Arkansas hasn’t executed an inmate since 2005, largely because of court challenges to its lethal injection law and a nationwide shortage of drugs often used during executions. But last week, Attorney General Leslie Rutledge requested execution dates for eight inmates because their appeals had been exhausted, and prison officials said they had an adequate supply of lethal-injection drugs.
Hutchinson set four dates through January, but acknowledged that challenges are likely.
“Quite frankly I would expect continued litigation in it, but it’s my understanding that all of the appeals have been exhausted and that there is a finality in the judgment and that is the reason the Attorney General has asked for those dates to be set,” Hutchinson said.
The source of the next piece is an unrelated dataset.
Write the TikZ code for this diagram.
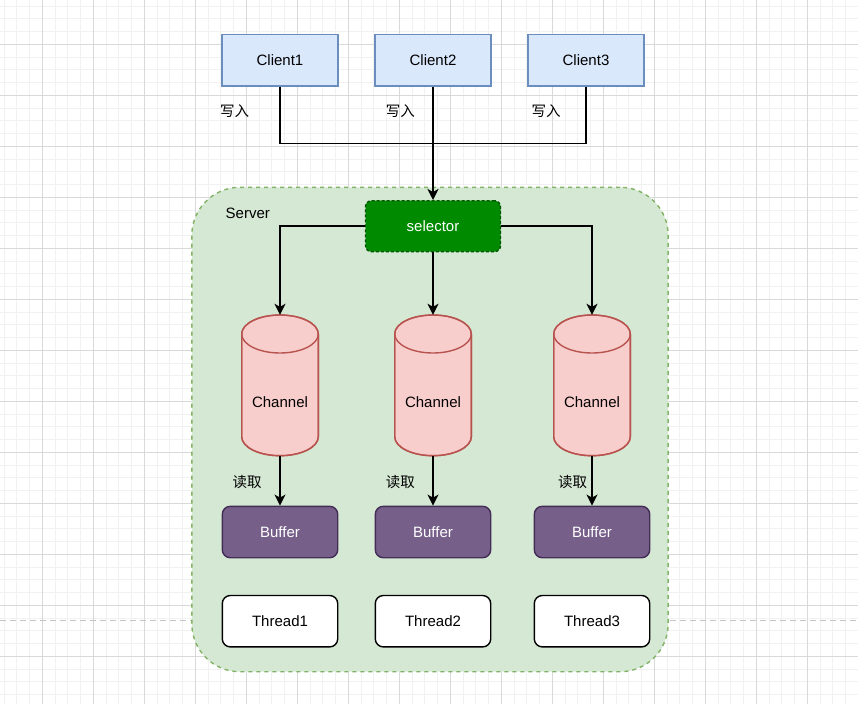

Several inmates have filed a lawsuit challenging a new state law that allows the Arkansas Department of Correction not to disclose how it obtains execution drugs. The U.S. Supreme Court has rejected similar arguments used by inmates in Missouri, Texas and other states that also allow prisons to keep their drug suppliers’ names secret.
The lawsuit’s lead attorney, Jeff Rosenzweig, said Wednesday that his team was already working on filing motions to delay the executions.
“We think the lethal injection lawsuit presents serious issues that need to be resolved first before any executions can take place,” he said.
The first two executions are scheduled Oct. 21, for inmates Bruce Earl Ward and Don William Davis.
Ward, a former perfume salesman, was convicted in the 1989 killing of 18-year-old Rebecca Doss, whose body was found in the men’s bathroom of the convenience store where she worked.
Davis, who had an execution date set in 2006 that was later stayed, was sentenced to death for the 1990 robbery and death of Jane Daniels in northwest Arkansas.
The other executions are scheduled for Nov. 3, Dec. 14 and Jan. 14.
Arkansas has had multiple executions in the past, including triple executions in 1994 and 1997. At the time, the state Correction Department said multiple executions reduced stress on prison staff.
Last year’s botched execution of Oklahoma inmate Clayton Lockett was the first of a scheduled double execution. A state review team later recommended that at least seven days pass between each execution; the report said a veteran paramedic who placed Lockett’s intravenous line had noted a sense of urgency in the air.
Hutchinson’s spokesman, J.R. Davis, said late Wednesday that he didn’t know if the governor had seen the Oklahoma study. But he said Hutchinson’s staff had carefully considered the dates that were set.
“The governor sees this as his duty as governor to carry this out, as requested by the Attorney General, and set these dates. This is a duty, nothing more, nothing less,” Davis said. “This isn’t something that anyone enjoys talking about, but at the same time we are confident in our staff’s thoughtful approach to these dates.”
Arkansas’ current execution protocol calls for a three-drug process that includes midazolam. The sedative was implicated after Lockett’s execution, and executions in Arizona and Ohio last year, went longer than expected, with inmates gasping and groaning.
The U.S. Supreme Court approved continued use of the drug in June, rejecting a challenge from three Oklahoma death-row inmates.
Arkansas has executed 27 people since the U.S. Supreme Court reauthorized the death penalty in 1976.
The other Arkansas scheduled executions are for Terrick Terrell Nooner and Stacey Eugene Johnson, convicted in separate killings in 1993, on Nov. 3; Marcel Wayne Williams, convicted of a 1994 killing, and Jack Harold Jones Jr., convicted of a 1995 killing, on Dec. 14; and Jason McGehee, convicted in a 1996 killing, and Kenneth Williams, convicted of a 1999 killing, on Jan. 14.